Abstract

The daylight environment determined by the building envelope significantly influences the exercisers' well-being and perception. However, assessment methods that focus on exercisers' feedback for gymnasium envelope and associated daylight pattern have rarely been explored. Additionally, changing the detailed envelope form is time-consuming and costly in physical environment. The Cave Automated Virtual Environment (CAVE) was employed to investigate exercisers' feedback under a virtual matrix of four ratio of covered shadings on the facade (SFCR) conditions and four skylight (SL) conditions. Feedback from exercisers consisted of subjective and attention quality evaluation.

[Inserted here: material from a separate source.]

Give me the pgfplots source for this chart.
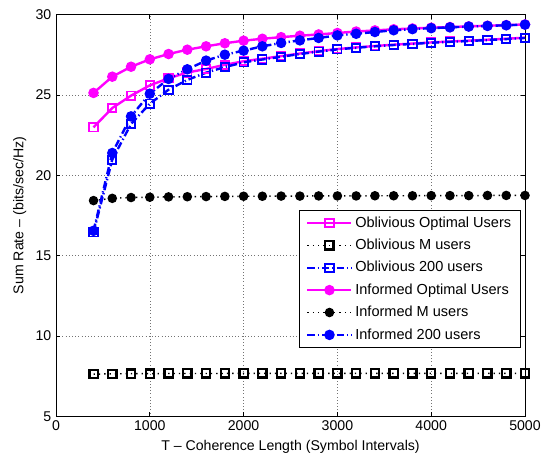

The subjective evaluation was employed to measure psychosocial perception of exercisers and validity of virtual environment, including comprehensive assessment, psychological perception, the Igroup presence questionnaire (IPQ), and the Virtual Reality Sickness Questionnaire (VRSQ). Furthermore, exercisers' attention quality was also evaluated by task efficiency of the attention task and physiological responses including electrodermal activity (EDA) and heart rate variability (HRV). The results indicated that envelope form have significant impact on exercisers' feedback, suggesting that existing gymnasium envelope and irregular daylight pattern were inefficient for improving exercisers' perception. Specifically, better feedback was reported in conditions with SFCR3 (SFCR = 0.7) and SL3 (strip skylight) or SL4 (ring skylight), while the worst feedback was reported in conditions with SL2 (spot skylight), followed by conditions with SFCR1 (SFCR = 0) and SL1 (no-skylight), which were designed to replicate a real gymnasium. The novel assessment method for measuring exercisers' feedback in virtual environment has demonstrated its potential to enhance exercisers’ perception, health, and efficiency.